EXERCISE TASK. Locate every line that holds the string "matplotlib" and copy it.

⁂

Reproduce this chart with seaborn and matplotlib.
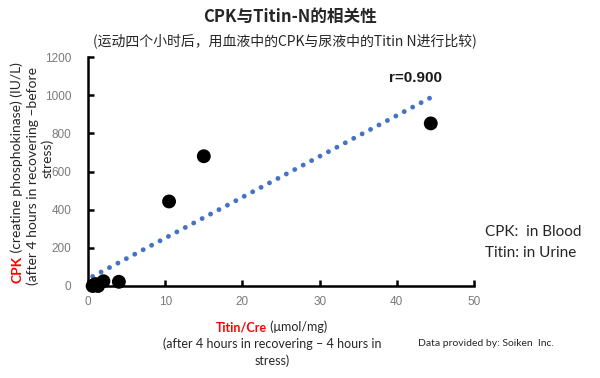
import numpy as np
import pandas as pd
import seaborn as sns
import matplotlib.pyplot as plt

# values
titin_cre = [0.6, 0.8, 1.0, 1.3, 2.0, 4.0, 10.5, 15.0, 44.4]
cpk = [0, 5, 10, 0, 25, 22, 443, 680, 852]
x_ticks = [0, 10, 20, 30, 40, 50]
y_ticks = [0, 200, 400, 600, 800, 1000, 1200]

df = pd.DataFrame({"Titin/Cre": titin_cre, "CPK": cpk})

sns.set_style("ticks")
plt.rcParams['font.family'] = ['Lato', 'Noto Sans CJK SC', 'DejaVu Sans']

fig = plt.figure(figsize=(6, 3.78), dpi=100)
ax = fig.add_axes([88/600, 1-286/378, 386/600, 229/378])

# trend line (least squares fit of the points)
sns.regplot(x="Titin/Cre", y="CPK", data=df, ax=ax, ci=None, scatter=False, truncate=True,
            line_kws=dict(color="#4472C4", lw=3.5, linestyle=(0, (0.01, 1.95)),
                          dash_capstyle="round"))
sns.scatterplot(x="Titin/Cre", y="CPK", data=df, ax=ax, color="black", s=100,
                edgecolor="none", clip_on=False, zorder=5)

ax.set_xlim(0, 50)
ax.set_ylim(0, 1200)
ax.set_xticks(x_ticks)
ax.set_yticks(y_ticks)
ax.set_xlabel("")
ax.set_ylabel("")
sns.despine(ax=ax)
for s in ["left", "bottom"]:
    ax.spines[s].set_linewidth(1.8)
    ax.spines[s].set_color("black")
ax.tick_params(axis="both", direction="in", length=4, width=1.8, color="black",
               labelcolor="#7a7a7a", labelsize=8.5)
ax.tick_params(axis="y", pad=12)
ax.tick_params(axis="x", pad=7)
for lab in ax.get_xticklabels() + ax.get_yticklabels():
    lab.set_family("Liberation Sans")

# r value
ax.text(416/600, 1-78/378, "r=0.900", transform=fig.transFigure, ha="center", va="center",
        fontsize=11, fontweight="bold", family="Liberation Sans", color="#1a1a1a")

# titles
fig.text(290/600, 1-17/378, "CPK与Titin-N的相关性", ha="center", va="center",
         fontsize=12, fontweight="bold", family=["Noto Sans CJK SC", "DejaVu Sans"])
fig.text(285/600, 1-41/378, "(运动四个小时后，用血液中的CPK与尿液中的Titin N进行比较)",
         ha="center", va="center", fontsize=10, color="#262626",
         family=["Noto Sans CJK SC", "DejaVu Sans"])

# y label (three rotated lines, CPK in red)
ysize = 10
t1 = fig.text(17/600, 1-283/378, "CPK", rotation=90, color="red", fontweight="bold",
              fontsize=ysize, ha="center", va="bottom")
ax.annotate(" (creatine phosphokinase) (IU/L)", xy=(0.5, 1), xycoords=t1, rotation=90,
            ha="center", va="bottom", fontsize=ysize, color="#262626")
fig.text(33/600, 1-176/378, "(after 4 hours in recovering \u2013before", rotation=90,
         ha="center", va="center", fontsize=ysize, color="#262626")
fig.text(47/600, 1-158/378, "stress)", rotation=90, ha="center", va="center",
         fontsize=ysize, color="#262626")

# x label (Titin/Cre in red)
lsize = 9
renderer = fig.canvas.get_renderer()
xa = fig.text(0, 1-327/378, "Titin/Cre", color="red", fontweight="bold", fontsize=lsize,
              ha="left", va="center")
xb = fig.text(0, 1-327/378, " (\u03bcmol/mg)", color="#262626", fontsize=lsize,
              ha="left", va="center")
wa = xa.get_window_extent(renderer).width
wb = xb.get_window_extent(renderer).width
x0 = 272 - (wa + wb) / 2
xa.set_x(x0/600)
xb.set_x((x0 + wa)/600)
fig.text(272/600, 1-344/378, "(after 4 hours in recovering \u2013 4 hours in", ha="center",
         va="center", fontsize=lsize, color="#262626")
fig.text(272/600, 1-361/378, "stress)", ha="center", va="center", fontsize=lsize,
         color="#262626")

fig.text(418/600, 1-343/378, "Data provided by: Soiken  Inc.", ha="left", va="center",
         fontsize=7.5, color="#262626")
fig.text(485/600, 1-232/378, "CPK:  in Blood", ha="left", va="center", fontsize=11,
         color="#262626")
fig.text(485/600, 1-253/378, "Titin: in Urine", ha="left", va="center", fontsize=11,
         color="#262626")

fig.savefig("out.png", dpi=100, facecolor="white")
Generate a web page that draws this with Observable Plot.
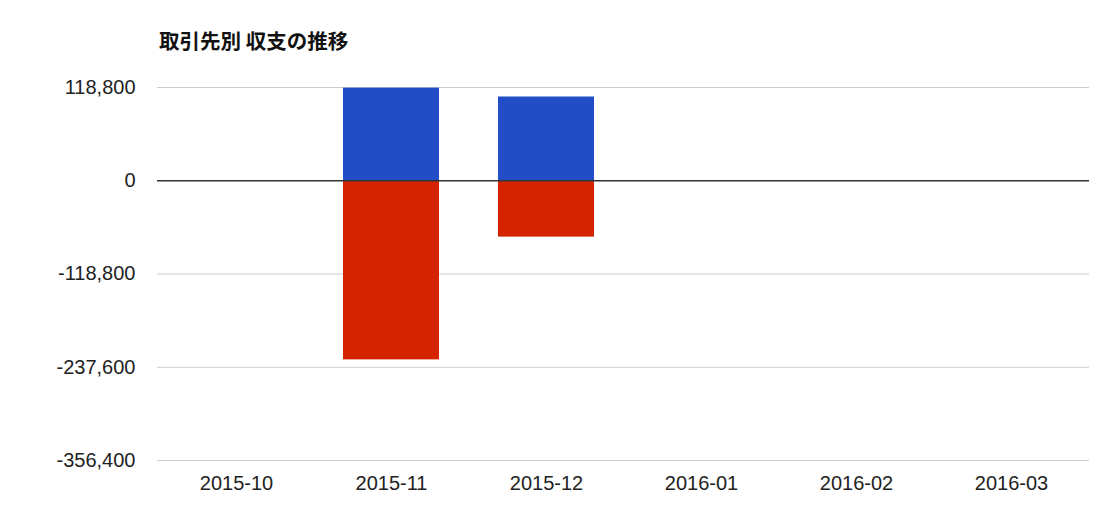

⁂

WRITTEN SOLUTION.
Reproduce this chart with seaborn and matplotlib.
import matplotlib.pyplot as plt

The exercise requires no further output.